Die DGPPN warnte indes in einem Statement vor einer überstürzten Entscheidung, unterstützt aber das Ziel, „die Forschung zur Entwicklung besserer Diagnose- und Behandlungsmöglichkeiten auch bei Patientengruppen zu intensivieren, deren Selbstbestimmungsfähigkeit eingeschränkt ist“. Sie warnt sogar vor einer zu engen Begrenzung. Eine Festlegung, „dass ausschließlich solche Menschen im einwilligungsunfähigen Zustand an einer Untersuchung teilnehmen können, die … vorausverfügt haben, dass sie mit der Teilnahme einverstanden sind, macht implizit jene gruppennützige Forschung unmöglich, bei der die Betroffenen keine Gelegenheit zu einer Festlegung im Vorhinein haben – entweder, weil sie nie einwilligungsfähig waren (wie bei Menschen mit geistigen Behinderungen) oder weil ihre Erkrankung plötzlich und unvermittelt ausbricht (wie bei Menschen mit psychotischen Störungen)“.

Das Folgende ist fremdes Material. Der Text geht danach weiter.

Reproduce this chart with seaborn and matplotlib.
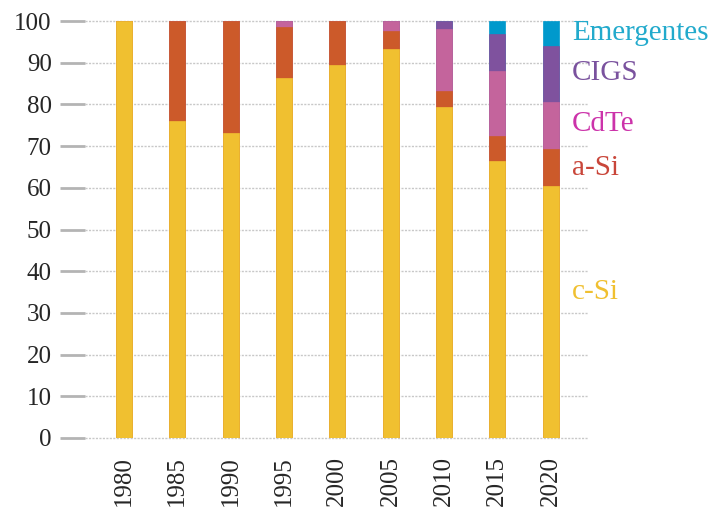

Da gehen bei dem Ex-Behindertenbeauftragten Hubert Hüppe (CDU) die Alarmlampen an: Diese Kritik zeige, dass die diskutierte gesetzliche Lockerung „ein bioethischer Türöffner“ sei für fremdnützige Forschung auch an Personen, die niemals vorher in der Lage waren, eine grundsätzliche Zustimmung zu erteilen. Und es bestätige die Befürchtung, dass der vermeintlich eng begrenzbare Tabubruch weitere Forderungen nach fremdnütziger Forschung an weiteren Gruppen von nicht einwilligungsfähigen Menschen nach sich ziehe, wie z.B. an Menschen mit sogenannten geistigen Behinderungen oder psychischen Erkrankungen.